■ **Problem details**:
Reproduce the lines of the material exactly, excluding every image.

■ **Information supplied**:
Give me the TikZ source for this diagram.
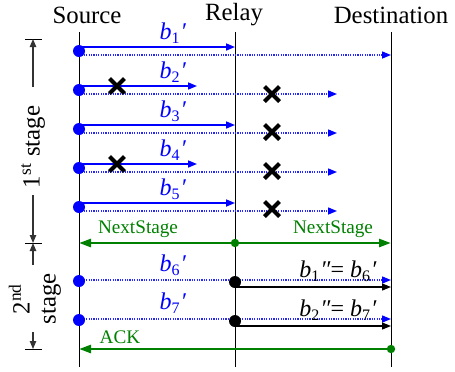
\documentclass[tikz,border=0pt]{standalone}
\usepackage{fontspec}
\setmainfont{Liberation Serif}
\usetikzlibrary{arrows.meta,shapes.misc}
\definecolor{pblue}{RGB}{0,0,255}
\definecolor{pgreen}{RGB}{0,128,0}
\newcommand{\bsym}[2]{\textit{b}\textsubscript{#1}\textit{#2}}
\begin{document}
\begin{tikzpicture}[x=0.5pt,y=-0.5pt,
  title/.style={font=\fontsize{12.4}{14}\selectfont, inner sep=0},
  blabel/.style={text=pblue,font=\fontsize{12}{14}\selectfont,inner sep=0},
  glabel/.style={text=pgreen,font=\fontsize{9.6}{11}\selectfont,inner sep=0},
  klabel/.style={text=black,font=\fontsize{12}{14}\selectfont,inner sep=0},
  stagelabel/.style={font=\fontsize{12.4}{13}\selectfont,inner sep=0,rotate=90,align=center},
  vline/.style={draw=black,line width=0.5pt},
  bsolid/.style={draw=pblue,line width=0.8pt,-{Triangle[length=4.5pt,width=3.5pt]}},
  bdotted/.style={draw=pblue!85,line width=0.7pt,dash pattern=on 0.6pt off 0.6pt,-{Triangle[length=4.5pt,width=3.5pt,fill=pblue,color=pblue]}},
  ksolid/.style={draw=black,line width=0.6pt,-{Triangle[length=4.5pt,width=3.5pt]}},
  garrow/.style={draw=pgreen,line width=1.3pt,-{Triangle[length=6pt,width=4pt]}},
  bdot/.style={circle,fill=pblue,inner sep=0,minimum size=6pt},
  kdot/.style={circle,fill=black,inner sep=0,minimum size=6pt},
  gdot/.style={circle,fill=pgreen,inner sep=0,minimum size=4.2pt},
  xmark/.style={cross out,draw=black,line width=2pt,inner sep=0,minimum size=5.5pt},
  bar/.style={draw=black,line width=0.5pt},
  stagearrow/.style={draw=black!80,line width=0.6pt,-{Triangle[length=4pt,width=3.2pt]}}
]
\useasboundingbox (0,0) rectangle (455,371);

% titles
\node[title] (tS) at (87,15) {Source};
\node[title] (tR) at (234,15) {Relay};
\node[title] (tD) at (391,15) {Destination};

% vertical lines
\coordinate (St) at (79,32);  \coordinate (Sb) at (79,367);
\coordinate (Rt) at (235,32); \coordinate (Rb) at (235,367);
\coordinate (Dt) at (391,32); \coordinate (Db) at (391,367);
\draw[vline] (St) -- (Sb);
\draw[vline] (Rt) -- (Rb);
\draw[vline] (Dt) -- (Db);

% short arrow ends
\coordinate (Xs) at (197,0);
\coordinate (Xd) at (337,0);

% ---- first stage rows ----
% row 1
\coordinate (s1) at (79,47); \coordinate (d1) at (79,55);
\draw[bsolid] (s1) -- (s1 -| Rt);
\draw[bdotted] (d1) -- (d1 -| Dt);
\node[bdot] (p1) at (79,51) {};
\node[blabel] (l1) at (173,33) {\bsym{1}{′}};

% row 2
\coordinate (s2) at (79,86); \coordinate (d2) at (79,94);
\draw[bsolid] (s2) -- (s2 -| Xs);
\draw[bdotted] (d2) -- (d2 -| Xd);
\node[bdot] (p2) at (79,90) {};
\node[xmark] (x2a) at (117,86) {};
\node[xmark] (x2b) at (272,94) {};
\node[blabel] (l2) at (173,72) {\bsym{2}{′}};

% row 3
\coordinate (s3) at (79,125); \coordinate (d3) at (79,133);
\draw[bsolid] (s3) -- (s3 -| Rt);
\draw[bdotted] (d3) -- (d3 -| Xd);
\node[bdot] (p3) at (79,129) {};
\node[xmark] (x3b) at (272,132) {};
\node[blabel] (l3) at (173,111) {\bsym{3}{′}};

% row 4
\coordinate (s4) at (79,164); \coordinate (d4) at (79,172);
\draw[bsolid] (s4) -- (s4 -| Xs);
\draw[bdotted] (d4) -- (d4 -| Xd);
\node[bdot] (p4) at (79,168) {};
\node[xmark] (x4a) at (117,164) {};
\node[xmark] (x4b) at (272,171) {};
\node[blabel] (l4) at (173,150) {\bsym{4}{′}};

% row 5
\coordinate (s5) at (79,203); \coordinate (d5) at (79,211);
\draw[bsolid] (s5) -- (s5 -| Rt);
\draw[bdotted] (d5) -- (d5 -| Xd);
\node[bdot] (p5) at (79,207) {};
\node[xmark] (x5b) at (272,209) {};
\node[blabel] (l5) at (173,189) {\bsym{5}{′}};

% ---- NextStage ----
\node[gdot] (gR) at (235,243) {};
\coordinate (gS) at (79,243); \coordinate (gD) at (391,243);
\draw[garrow] (gR.center) -- (gS);
\draw[garrow] (gR.center) -- (gD);
\node[glabel] (ns1) at (138,229) {NextStage};
\node[glabel] (ns2) at (333,229) {NextStage};

% ---- second stage rows ----
% row 6
\coordinate (d6) at (79,280);
\draw[bdotted] (d6) -- (d6 -| Dt);
\node[bdot] (p6) at (79,281) {};
\node[kdot] (r6) at (235,282) {};
\coordinate (k6) at (235,287);
\draw[ksolid] (k6) -- (k6 -| Dt);
\node[blabel] (l6) at (173,265) {\bsym{6}{′}};
\node[klabel] (m6) at (338,271) {\bsym{1}{″}= \bsym{6}{′}};

% row 7
\coordinate (d7) at (79,319);
\draw[bdotted] (d7) -- (d7 -| Dt);
\node[bdot] (p7) at (79,320) {};
\node[kdot] (r7) at (235,321) {};
\coordinate (k7) at (235,326);
\draw[ksolid] (k7) -- (k7 -| Dt);
\node[blabel] (l7) at (173,303) {\bsym{7}{′}};
\node[klabel] (m7) at (338,310) {\bsym{2}{″}= \bsym{7}{′}};

% ---- ACK ----
\node[gdot] (aD) at (391,349) {};
\coordinate (aS) at (79,349);
\draw[garrow] (aD.center) -- (aS);
\node[glabel] (ack) at (120,337) {ACK};

% ---- stage markers ----
\coordinate (b1l) at (25,39);  \coordinate (b1r) at (42,39);
\coordinate (b2l) at (25,243); \coordinate (b2r) at (42,243);
\coordinate (b3l) at (25,349); \coordinate (b3r) at (42,349);
\draw[bar] (b1l) -- (b1r);
\draw[bar] (b2l) -- (b2r);
\draw[bar] (b3l) -- (b3r);
\coordinate (m1) at (33,39);
\coordinate (m2) at (33,243);
\coordinate (m3) at (33,349);
\coordinate (a1) at (33,87);
\coordinate (a2) at (33,195);
\coordinate (a3) at (33,265);
\coordinate (a4) at (33,332);
\draw[stagearrow] (a1) -- (m1);
\draw[stagearrow] (a2) -- (m2);
\draw[stagearrow] (a3) -- (m2);
\draw[stagearrow] (a4) -- (m3);
\node[stagelabel] (st1) at (33,147) {1\textsuperscript{st} stage};
\node[stagelabel] (st2) at (35,299) {2\textsuperscript{nd}\\stage};
\end{tikzpicture}
\end{document}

■ **Solution**:
Give me the TikZ source for this diagram.
\documentclass[tikz,border=0pt]{standalone}
\usepackage{fontspec}
\setmainfont{Liberation Serif}
\usetikzlibrary{arrows.meta,shapes.misc}
\definecolor{pblue}{RGB}{0,0,255}
\definecolor{pgreen}{RGB}{0,128,0}
\newcommand{\bsym}[2]{\textit{b}\textsubscript{#1}\textit{#2}}
\begin{document}
\begin{tikzpicture}[x=0.5pt,y=-0.5pt,
  title/.style={font=\fontsize{12.4}{14}\selectfont, inner sep=0},
  blabel/.style={text=pblue,font=\fontsize{12}{14}\selectfont,inner sep=0},
  glabel/.style={text=pgreen,font=\fontsize{9.6}{11}\selectfont,inner sep=0},
  klabel/.style={text=black,font=\fontsize{12}{14}\selectfont,inner sep=0},
  stagelabel/.style={font=\fontsize{12.4}{13}\selectfont,inner sep=0,rotate=90,align=center},
  vline/.style={draw=black,line width=0.5pt},
  bsolid/.style={draw=pblue,line width=0.8pt,-{Triangle[length=4.5pt,width=3.5pt]}},
  bdotted/.style={draw=pblue!85,line width=0.7pt,dash pattern=on 0.6pt off 0.6pt,-{Triangle[length=4.5pt,width=3.5pt,fill=pblue,color=pblue]}},
  ksolid/.style={draw=black,line width=0.6pt,-{Triangle[length=4.5pt,width=3.5pt]}},
  garrow/.style={draw=pgreen,line width=1.3pt,-{Triangle[length=6pt,width=4pt]}},
  bdot/.style={circle,fill=pblue,inner sep=0,minimum size=6pt},
  kdot/.style={circle,fill=black,inner sep=0,minimum size=6pt},
  gdot/.style={circle,fill=pgreen,inner sep=0,minimum size=4.2pt},
  xmark/.style={cross out,draw=black,line width=2pt,inner sep=0,minimum size=5.5pt},
  bar/.style={draw=black,line width=0.5pt},
  stagearrow/.style={draw=black!80,line width=0.6pt,-{Triangle[length=4pt,width=3.2pt]}}
]
\useasboundingbox (0,0) rectangle (455,371);

% titles
\node[title] (tS) at (87,15) {Source};
\node[title] (tR) at (234,15) {Relay};
\node[title] (tD) at (391,15) {Destination};

% vertical lines
\coordinate (St) at (79,32);  \coordinate (Sb) at (79,367);
\coordinate (Rt) at (235,32); \coordinate (Rb) at (235,367);
\coordinate (Dt) at (391,32); \coordinate (Db) at (391,367);
\draw[vline] (St) -- (Sb);
\draw[vline] (Rt) -- (Rb);
\draw[vline] (Dt) -- (Db);

% short arrow ends
\coordinate (Xs) at (197,0);
\coordinate (Xd) at (337,0);

% ---- first stage rows ----
% row 1
\coordinate (s1) at (79,47); \coordinate (d1) at (79,55);
\draw[bsolid] (s1) -- (s1 -| Rt);
\draw[bdotted] (d1) -- (d1 -| Dt);
\node[bdot] (p1) at (79,51) {};
\node[blabel] (l1) at (173,33) {\bsym{1}{′}};

% row 2
\coordinate (s2) at (79,86); \coordinate (d2) at (79,94);
\draw[bsolid] (s2) -- (s2 -| Xs);
\draw[bdotted] (d2) -- (d2 -| Xd);
\node[bdot] (p2) at (79,90) {};
\node[xmark] (x2a) at (117,86) {};
\node[xmark] (x2b) at (272,94) {};
\node[blabel] (l2) at (173,72) {\bsym{2}{′}};

% row 3
\coordinate (s3) at (79,125); \coordinate (d3) at (79,133);
\draw[bsolid] (s3) -- (s3 -| Rt);
\draw[bdotted] (d3) -- (d3 -| Xd);
\node[bdot] (p3) at (79,129) {};
\node[xmark] (x3b) at (272,132) {};
\node[blabel] (l3) at (173,111) {\bsym{3}{′}};

% row 4
\coordinate (s4) at (79,164); \coordinate (d4) at (79,172);
\draw[bsolid] (s4) -- (s4 -| Xs);
\draw[bdotted] (d4) -- (d4 -| Xd);
\node[bdot] (p4) at (79,168) {};
\node[xmark] (x4a) at (117,164) {};
\node[xmark] (x4b) at (272,171) {};
\node[blabel] (l4) at (173,150) {\bsym{4}{′}};

% row 5
\coordinate (s5) at (79,203); \coordinate (d5) at (79,211);
\draw[bsolid] (s5) -- (s5 -| Rt);
\draw[bdotted] (d5) -- (d5 -| Xd);
\node[bdot] (p5) at (79,207) {};
\node[xmark] (x5b) at (272,209) {};
\node[blabel] (l5) at (173,189) {\bsym{5}{′}};

% ---- NextStage ----
\node[gdot] (gR) at (235,243) {};
\coordinate (gS) at (79,243); \coordinate (gD) at (391,243);
\draw[garrow] (gR.center) -- (gS);
\draw[garrow] (gR.center) -- (gD);
\node[glabel] (ns1) at (138,229) {NextStage};
\node[glabel] (ns2) at (333,229) {NextStage};

% ---- second stage rows ----
% row 6
\coordinate (d6) at (79,280);
\draw[bdotted] (d6) -- (d6 -| Dt);
\node[bdot] (p6) at (79,281) {};
\node[kdot] (r6) at (235,282) {};
\coordinate (k6) at (235,287);
\draw[ksolid] (k6) -- (k6 -| Dt);
\node[blabel] (l6) at (173,265) {\bsym{6}{′}};
\node[klabel] (m6) at (338,271) {\bsym{1}{″}= \bsym{6}{′}};

% row 7
\coordinate (d7) at (79,319);
\draw[bdotted] (d7) -- (d7 -| Dt);
\node[bdot] (p7) at (79,320) {};
\node[kdot] (r7) at (235,321) {};
\coordinate (k7) at (235,326);
\draw[ksolid] (k7) -- (k7 -| Dt);
\node[blabel] (l7) at (173,303) {\bsym{7}{′}};
\node[klabel] (m7) at (338,310) {\bsym{2}{″}= \bsym{7}{′}};

% ---- ACK ----
\node[gdot] (aD) at (391,349) {};
\coordinate (aS) at (79,349);
\draw[garrow] (aD.center) -- (aS);
\node[glabel] (ack) at (120,337) {ACK};

% ---- stage markers ----
\coordinate (b1l) at (25,39);  \coordinate (b1r) at (42,39);
\coordinate (b2l) at (25,243); \coordinate (b2r) at (42,243);
\coordinate (b3l) at (25,349); \coordinate (b3r) at (42,349);
\draw[bar] (b1l) -- (b1r);
\draw[bar] (b2l) -- (b2r);
\draw[bar] (b3l) -- (b3r);
\coordinate (m1) at (33,39);
\coordinate (m2) at (33,243);
\coordinate (m3) at (33,349);
\coordinate (a1) at (33,87);
\coordinate (a2) at (33,195);
\coordinate (a3) at (33,265);
\coordinate (a4) at (33,332);
\draw[stagearrow] (a1) -- (m1);
\draw[stagearrow] (a2) -- (m2);
\draw[stagearrow] (a3) -- (m2);
\draw[stagearrow] (a4) -- (m3);
\node[stagelabel] (st1) at (33,147) {1\textsuperscript{st} stage};
\node[stagelabel] (st2) at (35,299) {2\textsuperscript{nd}\\stage};
\end{tikzpicture}
\end{document}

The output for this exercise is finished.